The fact that the public sector is behind the times when it comes to tech implementation has its effects on how policy gets made. It’s clear that lawmakers are often informed by personal experience. Mass transit systems get more attention when lawmakers ride the subways.

“Government is a technology laggard,” says West. “Even now, as the technology revolution is sweeping the world, the public sector is not using it to its full potential.”

Ignorance Has Been Bliss

What we used to call high tech really started taking off following Ronald Reagan’s presidency during the 1980s. American governments have since tended to take a more libertarian or neoliberal approach that’s skeptical about regulation.

It’s clear that policymakers are starting to think more skeptically about technology, given rising public concern about data breaches and how both private companies and governments are using their information. Tech companies find themselves increasingly under populist attack from politicians on both the right and the left.

As governments start to get more ambitious about regulating tech, they need to get smarter. Last year, a law took effect in California that requires disclosure from certain types of bots. Earlier versions of the bill didn’t seem to differentiate between bad bots, such as those that spread malicious or false information in the virtual political sphere, and ones that can be helpful, for instance by alerting people about earthquakes or tornadoes.

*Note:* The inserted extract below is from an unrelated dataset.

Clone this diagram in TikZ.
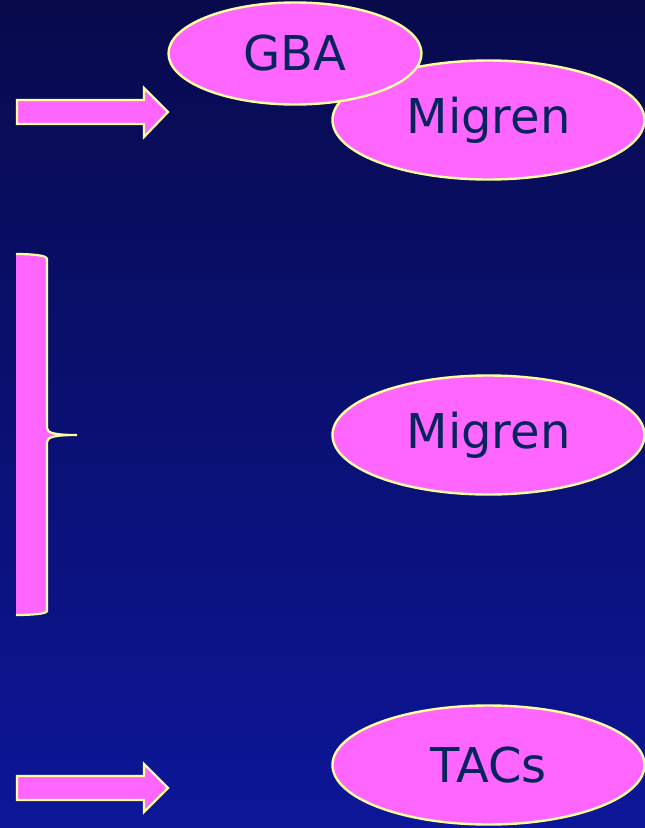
\documentclass[tikz,border=0pt]{standalone}
\usepackage{fontspec}
\setmainfont{DejaVu Sans}
\usetikzlibrary{shapes.geometric}
\definecolor{bgtop}{RGB}{8,10,76}
\definecolor{bgbot}{RGB}{12,22,152}
\definecolor{pinkfill}{RGB}{255,102,255}
\definecolor{edgeyellow}{RGB}{255,255,160}
\definecolor{inktext}{RGB}{8,36,92}
\tikzset{
  bubble/.style={ellipse, fill=pinkfill, draw=edgeyellow, line width=2.4pt,
    inner sep=0pt, text=inktext, font=\fontsize{48}{48}\selectfont},
  blockarrow/.style={fill=pinkfill, draw=edgeyellow, line width=2.2pt, line join=miter},
}
\begin{document}
\begin{tikzpicture}[x=1pt,y=-1pt]
  % background
  \shade[top color=bgtop, bottom color=bgbot] (0,0) rectangle (645,828);
  \useasboundingbox (0,0) rectangle (645,828);

  % ellipses
  \node[bubble, minimum width=312pt, minimum height=119pt] (migA) at (488.5,120) {Migren};
  \node[bubble, minimum width=253pt, minimum height=102pt] (gba) at (295,53.5) {GBA};
  \node[bubble, minimum width=312pt, minimum height=119pt] (migB) at (488.5,435) {Migren};
  \node[bubble, minimum width=312pt, minimum height=119pt] (tacs) at (488.5,765) {TACs};

  % top block arrow
  \draw[blockarrow] (17,100) -- (144,100) -- (144,88) -- (168,112) -- (144,137)
    -- (144,124) -- (17,124) -- cycle;
  % bottom block arrow
  \draw[blockarrow] (17,776) -- (144,776) -- (144,764) -- (168,788) -- (144,812)
    -- (144,800) -- (17,800) -- cycle;

  % brace: pink fill to the left, yellow outline on the right
  \fill[pinkfill] (16,254) .. controls (30,254) and (47,255) .. (47,259)
    -- (47,428) .. controls (47,433) and (55,435) .. (77,435)
    .. controls (55,435) and (47,437) .. (47,442)
    -- (47,611) .. controls (47,614) and (30,615) .. (16,615) -- cycle;
  \draw[edgeyellow, line width=2.2pt] (16,254) .. controls (30,254) and (47,255) .. (47,259)
    -- (47,428) .. controls (47,433) and (55,435) .. (77,435)
    .. controls (55,435) and (47,437) .. (47,442)
    -- (47,611) .. controls (47,614) and (30,615) .. (16,615);
\end{tikzpicture}
\end{document}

“You get outrages of the day and lawmakers say, ‘I want do something,’ and you can pass a bad law,” says Ryan Singel, a media and strategy fellow at Stanford Law School’s Center for Internet and Society.

In order to have effective regulations regarding IT, it’s essential not only to understand technology better, but to have a firm sense of desired outcomes. As a society, it’s critical that we ask what we want out of tech and where we want it to go.

Despite the growing “techlash,” it’s important that as lawmakers seek to address problems with technology, they keep their eyes on both its benefits and their own first principles, says Brandes, the Florida state senator. Technology is not only a world-leading industry for this country, but something that has either the capacity or potential to save and prolong life and make companies more profitable and efficient, among other virtues. 

To make the most of it, lawmakers need to get out of the habit of only responding in a reactive way to perceived problems, while keeping their eyes on what’s wanted most. 

“The world is changing so quickly, legislators need to focus on the ideas that will change our future,” Brandes says. “While we need to focus on privacy and individual liberty, we need to make sure we’re not hamstrung by the laws, either.”